Now we get syntax highlighting and, more importantly, real time display of matches there at the bottom in our test data as we type. This is huge. If you're wondering why your IDE doesn't automatically do this for you with any regex strings it detects in your code, tell me about it. I've been wondering that very same thing for years.
RegexBuddy is far and away the best regex tool on the market in my estimation. Nothing else even comes close. But it does cost money. If you don't use software that costs money, there are plenty of alternatives out there. You wouldn't read or write code in notepad, right? Then why in the world would you attempt to read or write regular expressions that way? Before you complain how hard regular expressions are to deal with, get the right tools!
This trouble is worth it, because regular expressions are incredibly powerful and succinct. How powerful? I was able to write a no-nonsense, special purpose HTML sanitizer in about 25 lines of code and four regular expressions. Compare that with a general purpose HTML sanitizer which would take hundreds if not thousands of lines of procedural code to do the same thing.
I do have some tips for keeping your sanity while dealing with regular expressions, however:
- Do not try to do everything in one uber-regex. I know you can do it that way, but you're not going to. It's not worth it. Break the operation down into several smaller, more understandable regular expressions, and apply each in turn. Nobody will be able to understand or debug that monster 20-line regex, but they might just have a fighting chance at understanding and debugging five mini regexes.
- Use whitespace and comments. It isn't 1997 any more. A tiny ultra-condensed regex is no longer a virtue. Flip on the
IgnorePatternWhitespace
option, then use that whitespace to make your regex easier for us human beings to parse and understand. Comment liberally.
- Get a regular expression tool. I don't stare at regular expressions and try to suss out their meaning through sheer force of will. Neither should you. It's a waste of time. I paste them into my regex tool of choice, RegexBuddy, which not only tells me what the regular expression does, but lets me step through it, and run it through some test data. All in real time as I type.
- Regular expressions are not Parsers. Although you can do some amazing things with regular expressions, they are weak at balanced tag matching. Some regex variants have balanced matching, but it is clearly a hack – and a nasty one.

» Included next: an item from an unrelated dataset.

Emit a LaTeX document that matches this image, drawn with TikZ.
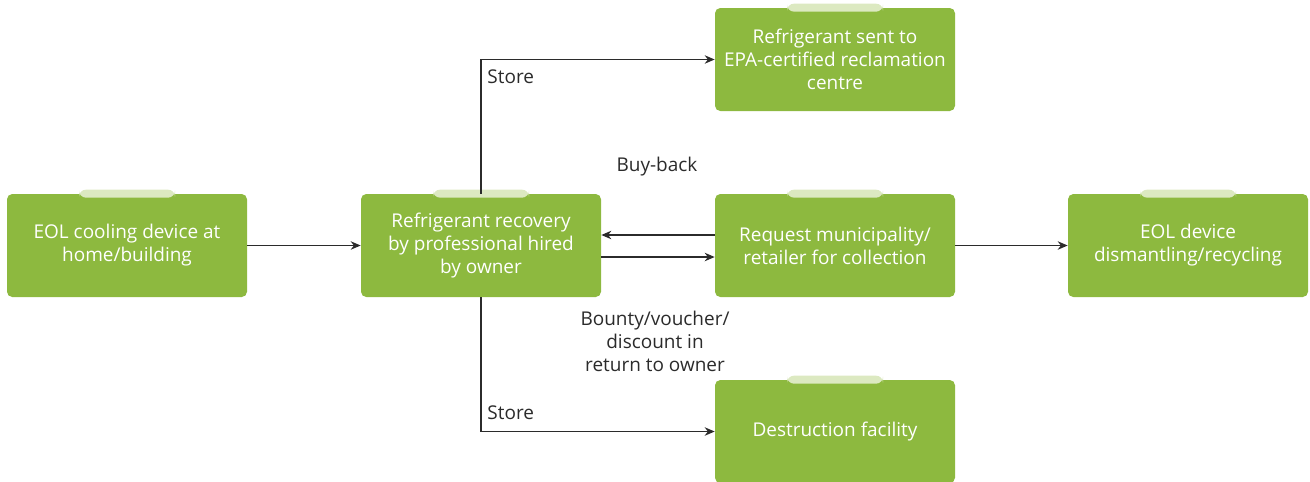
\documentclass[tikz,border=0pt]{standalone}
\usepackage{fontspec}
\setmainfont{Open Sans}
\usetikzlibrary{arrows.meta}

\definecolor{boxgreen}{HTML}{8DB93F}
\definecolor{tabgreen}{HTML}{DCE9C1}
\definecolor{linegray}{HTML}{2B2B2B}

\begin{document}
\begin{tikzpicture}[x=0.02cm, y=-0.02cm,
    stap/.style={fill=boxgreen, rounded corners=3pt, minimum width=240*0.02cm,
        minimum height=103*0.02cm, text=white, align=center, font=\fontsize{10.8}{13.1}\selectfont},
    pijl/.style={-{Stealth[length=0.2cm, width=0.17cm]}, linegray, line width=0.7pt},
    lbl/.style={text=linegray, font=\fontsize{10.8}{13.1}\selectfont, align=center}]
    \useasboundingbox (0,0) rectangle (1310,481);

    % De blokken
    \node[stap] (eol)     at (127,245.5)  {EOL cooling device at\\home/building};
    \node[stap] (recover) at (481,245.5)  {Refrigerant recovery\\by professional hired\\by owner};
    \node[stap] (request) at (835,245.5)  {Request municipality/\\retailer for collection};
    \node[stap] (dismant) at (1188,245.5) {EOL device\\dismantling/recycling};
    \node[stap] (reclaim) at (835,59.5)   {Refrigerant sent to\\EPA-certified reclamation\\centre};
    \node[stap] (destroy) at (835,431.5)  {Destruction facility};

    % Lichte tabjes bovenop elk blok
    \foreach \b in {eol, recover, request, dismant, reclaim, destroy}
        \fill[tabgreen, rounded corners=4pt] ([xshift=-48*0.02cm, yshift=4*0.02cm]\b.north)
            rectangle ([xshift=48*0.02cm, yshift=-4*0.02cm]\b.north);

    % Pijlen tussen de blokken
    \draw[pijl] (eol) -- (recover);
    \draw[pijl] (request.west |- 0,235) -- (recover.east |- 0,235);
    \draw[pijl] (recover.east |- 0,257) -- (request.west |- 0,257);
    \draw[pijl] (request) -- (dismant);
    \draw[pijl] (recover.north) |- (reclaim.west) node[pos=0.5, below right, lbl, yshift=-4*0.02cm] {Store};
    \draw[pijl] (recover.south) |- (destroy.west) node[pos=0.5, above right, lbl, yshift=5*0.02cm] {Store};

    % Teksten bij de pijlen
    \node[lbl] (buyback) at (657,167) {Buy-back};
    \node[lbl] (bounty)  at (655,341) {Bounty/voucher/\\discount in\\return to owner};
\end{tikzpicture}
\end{document}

You can often make it kinda-sorta work, as I have in the sanitize routine. But no matter how clever your regex, don't delude yourself: it is in no way, shape or form a substitute for a real live parser.
If you're afraid of regular expressions, don't be. Start small. Used responsibly and with the right tooling they are big, powerful – dare I say, spicy – wins. If you make regular expressions a part of your toolkit, you'll be able to write less code that does more. It'll just.. taste batter.
You might enjoy them so much, in fact, that you completely forget about that "second problem".